Nov 18, 2014

Summary of Loewen v. Superior Acceptance Corp.

Loewen v. Superior Acceptance Corp. Ltd., 1997 CanLII 2062 (BC SC)

Defendant had a PMSI in the Plaintiff's truck. Plaintiff defaulted and the Defendant seized the vehicle. Plaintiff alleges that the seizure was wrongful and in breach of contract. P defaulted in November/ December 1995 and Jan 1996. In Feb 1996, P met with a representative of D to discuss the status of the loans and they rewrote the terms of the loan agreement, but kept the PMSI in the truck. P informed D that they were going to try and sell the truck. In April 1996, D seized the asset. D left a notice with P's mom saying that the acceleration clause was in triggered and $11k was due in one month to redeem or the truck would be sold. P did not agree to the terms of the redemption and the truck was sold for $9500. Was P in default under the SA? Was D justified in seizing the truck w/o providing the P with reasonable notice?

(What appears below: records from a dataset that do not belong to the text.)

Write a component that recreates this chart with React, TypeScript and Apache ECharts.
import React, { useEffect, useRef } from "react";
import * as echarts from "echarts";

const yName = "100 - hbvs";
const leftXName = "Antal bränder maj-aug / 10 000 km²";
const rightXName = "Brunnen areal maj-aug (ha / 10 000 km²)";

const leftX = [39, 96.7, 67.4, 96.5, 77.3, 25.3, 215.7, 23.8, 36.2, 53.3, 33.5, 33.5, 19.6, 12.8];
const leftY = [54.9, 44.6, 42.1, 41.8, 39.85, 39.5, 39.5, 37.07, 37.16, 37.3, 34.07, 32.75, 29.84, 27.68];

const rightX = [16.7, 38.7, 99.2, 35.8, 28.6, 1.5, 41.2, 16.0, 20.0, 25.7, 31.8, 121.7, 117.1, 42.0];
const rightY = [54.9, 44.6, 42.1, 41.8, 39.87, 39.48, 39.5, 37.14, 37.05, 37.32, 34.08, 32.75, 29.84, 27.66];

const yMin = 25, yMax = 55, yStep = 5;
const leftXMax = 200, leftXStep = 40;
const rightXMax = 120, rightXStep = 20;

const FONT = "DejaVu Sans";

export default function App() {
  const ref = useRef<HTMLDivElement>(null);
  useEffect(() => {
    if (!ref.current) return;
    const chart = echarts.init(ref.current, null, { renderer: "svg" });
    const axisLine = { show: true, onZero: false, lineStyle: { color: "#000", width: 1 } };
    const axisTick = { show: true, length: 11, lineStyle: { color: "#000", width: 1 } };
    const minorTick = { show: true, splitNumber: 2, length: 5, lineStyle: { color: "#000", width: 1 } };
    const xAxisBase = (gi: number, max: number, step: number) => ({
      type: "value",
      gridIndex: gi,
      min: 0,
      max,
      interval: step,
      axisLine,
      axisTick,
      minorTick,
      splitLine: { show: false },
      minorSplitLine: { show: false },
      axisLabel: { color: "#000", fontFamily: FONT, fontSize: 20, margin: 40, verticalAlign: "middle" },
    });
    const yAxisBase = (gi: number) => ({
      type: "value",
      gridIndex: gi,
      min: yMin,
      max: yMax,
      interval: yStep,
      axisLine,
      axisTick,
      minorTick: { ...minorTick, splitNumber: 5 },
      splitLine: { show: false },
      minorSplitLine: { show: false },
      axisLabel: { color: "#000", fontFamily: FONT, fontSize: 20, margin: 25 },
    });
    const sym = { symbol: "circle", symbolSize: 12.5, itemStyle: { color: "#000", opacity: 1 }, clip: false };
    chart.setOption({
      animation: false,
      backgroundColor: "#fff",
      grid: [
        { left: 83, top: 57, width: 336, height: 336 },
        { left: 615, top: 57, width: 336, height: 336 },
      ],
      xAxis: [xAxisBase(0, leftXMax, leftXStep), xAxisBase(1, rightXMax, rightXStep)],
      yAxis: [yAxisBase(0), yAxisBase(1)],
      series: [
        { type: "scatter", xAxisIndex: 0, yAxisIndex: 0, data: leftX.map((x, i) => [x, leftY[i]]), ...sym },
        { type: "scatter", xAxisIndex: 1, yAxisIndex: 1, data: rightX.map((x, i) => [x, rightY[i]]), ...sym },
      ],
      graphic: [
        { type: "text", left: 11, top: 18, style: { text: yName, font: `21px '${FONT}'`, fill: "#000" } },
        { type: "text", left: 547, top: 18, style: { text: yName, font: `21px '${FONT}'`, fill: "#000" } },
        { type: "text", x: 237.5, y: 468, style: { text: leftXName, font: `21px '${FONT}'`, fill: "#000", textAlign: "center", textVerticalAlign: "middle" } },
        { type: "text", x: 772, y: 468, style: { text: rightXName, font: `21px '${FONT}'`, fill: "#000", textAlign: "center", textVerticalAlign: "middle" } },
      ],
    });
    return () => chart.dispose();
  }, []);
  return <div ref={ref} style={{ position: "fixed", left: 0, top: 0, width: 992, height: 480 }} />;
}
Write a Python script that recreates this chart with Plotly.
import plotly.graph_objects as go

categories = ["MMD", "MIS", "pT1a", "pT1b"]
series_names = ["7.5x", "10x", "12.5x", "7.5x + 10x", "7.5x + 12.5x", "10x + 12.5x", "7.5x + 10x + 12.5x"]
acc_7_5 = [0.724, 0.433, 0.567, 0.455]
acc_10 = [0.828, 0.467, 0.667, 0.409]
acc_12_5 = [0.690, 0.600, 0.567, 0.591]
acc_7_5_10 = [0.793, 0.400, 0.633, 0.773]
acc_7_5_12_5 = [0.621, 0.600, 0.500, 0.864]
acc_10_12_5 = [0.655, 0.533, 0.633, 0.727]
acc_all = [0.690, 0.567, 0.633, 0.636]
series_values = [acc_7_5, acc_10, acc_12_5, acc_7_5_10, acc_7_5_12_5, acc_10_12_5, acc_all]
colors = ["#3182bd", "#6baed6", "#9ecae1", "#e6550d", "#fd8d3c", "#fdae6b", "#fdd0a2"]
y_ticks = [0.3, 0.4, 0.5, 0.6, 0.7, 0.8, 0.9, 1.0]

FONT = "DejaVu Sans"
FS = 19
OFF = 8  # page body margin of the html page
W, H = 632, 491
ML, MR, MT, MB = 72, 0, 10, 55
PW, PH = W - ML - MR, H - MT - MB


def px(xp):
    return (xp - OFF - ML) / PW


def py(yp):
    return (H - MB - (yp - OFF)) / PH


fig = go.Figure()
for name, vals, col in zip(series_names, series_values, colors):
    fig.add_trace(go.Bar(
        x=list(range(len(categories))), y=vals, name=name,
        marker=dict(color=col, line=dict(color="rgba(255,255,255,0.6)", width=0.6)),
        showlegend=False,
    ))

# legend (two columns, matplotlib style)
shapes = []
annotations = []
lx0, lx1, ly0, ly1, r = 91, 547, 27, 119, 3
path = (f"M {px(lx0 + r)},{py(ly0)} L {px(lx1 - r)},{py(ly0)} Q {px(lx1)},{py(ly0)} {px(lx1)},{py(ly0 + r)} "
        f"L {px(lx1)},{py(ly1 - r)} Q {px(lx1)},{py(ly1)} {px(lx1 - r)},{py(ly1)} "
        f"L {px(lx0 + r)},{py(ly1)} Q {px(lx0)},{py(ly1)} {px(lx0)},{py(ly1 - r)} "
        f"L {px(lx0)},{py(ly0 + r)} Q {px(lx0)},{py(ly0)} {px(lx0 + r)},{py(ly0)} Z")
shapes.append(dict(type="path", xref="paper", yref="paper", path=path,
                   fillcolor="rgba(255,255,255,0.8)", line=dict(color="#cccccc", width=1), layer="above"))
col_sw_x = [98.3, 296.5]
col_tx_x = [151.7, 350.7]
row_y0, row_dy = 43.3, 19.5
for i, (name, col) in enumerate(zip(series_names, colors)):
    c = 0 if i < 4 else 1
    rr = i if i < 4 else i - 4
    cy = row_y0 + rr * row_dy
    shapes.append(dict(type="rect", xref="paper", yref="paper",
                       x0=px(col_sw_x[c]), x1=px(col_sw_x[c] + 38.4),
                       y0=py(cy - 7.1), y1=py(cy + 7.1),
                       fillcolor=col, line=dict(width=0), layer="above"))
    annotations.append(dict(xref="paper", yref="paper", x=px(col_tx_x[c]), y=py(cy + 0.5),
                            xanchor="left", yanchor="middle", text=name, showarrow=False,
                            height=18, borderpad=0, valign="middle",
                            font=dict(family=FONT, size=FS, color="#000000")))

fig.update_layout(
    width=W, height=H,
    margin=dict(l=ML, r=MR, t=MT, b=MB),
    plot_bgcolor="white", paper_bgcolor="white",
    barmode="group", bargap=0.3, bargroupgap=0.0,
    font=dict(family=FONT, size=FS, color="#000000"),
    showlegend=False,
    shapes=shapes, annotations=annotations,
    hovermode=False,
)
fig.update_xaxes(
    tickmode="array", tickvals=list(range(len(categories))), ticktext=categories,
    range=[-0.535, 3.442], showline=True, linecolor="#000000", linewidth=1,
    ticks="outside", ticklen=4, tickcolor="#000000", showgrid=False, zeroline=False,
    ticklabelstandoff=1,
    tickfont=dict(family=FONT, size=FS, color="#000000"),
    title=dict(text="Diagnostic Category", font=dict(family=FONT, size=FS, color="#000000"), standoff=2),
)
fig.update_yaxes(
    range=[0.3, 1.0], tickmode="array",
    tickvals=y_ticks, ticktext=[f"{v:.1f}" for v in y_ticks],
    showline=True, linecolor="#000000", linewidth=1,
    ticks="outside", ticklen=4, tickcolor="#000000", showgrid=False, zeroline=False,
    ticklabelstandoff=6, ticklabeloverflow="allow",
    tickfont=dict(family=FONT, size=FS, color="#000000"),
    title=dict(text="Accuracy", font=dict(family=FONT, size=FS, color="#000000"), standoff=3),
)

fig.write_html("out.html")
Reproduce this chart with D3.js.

Did P suffer any damages from the seizure?

Issue One: the test for the triggering of an acceleration clause is an objective one : it requires the SP to act in good faith and have commercially reasonable grounds for believing the collateral is in jeopardy before acceleration. No commercially reasonable grounds for acceleration since there was no default in the rewritten loan. Therefore, D had no authority to seize the truck.

Issue Two: Court still addresses the second issue despite his finding above. Lister principle: unless the security is in immediate peril, the debtor should always have some notice in which to secure the default. This principle applies to Part V of the PPSA and if it didn't, it would require express language by the legislature to exclude the requirement of reasonable notice to a debtor. D did not provide reasonable notice to P here.

Issue Three: Damages are relegated to that which is reasonably foreseeable. Therefore, the down payment, tax, payments, and improvements are all reasonably foreseeable damages. Exemplary damages can be available when the SP knew it had no right of entry and seizure under its security to remove the property. This was the case here: the branch manager of D could have simply called P to see if and why they intended to sell the truck. P is awarded a small exemplary damage and costs.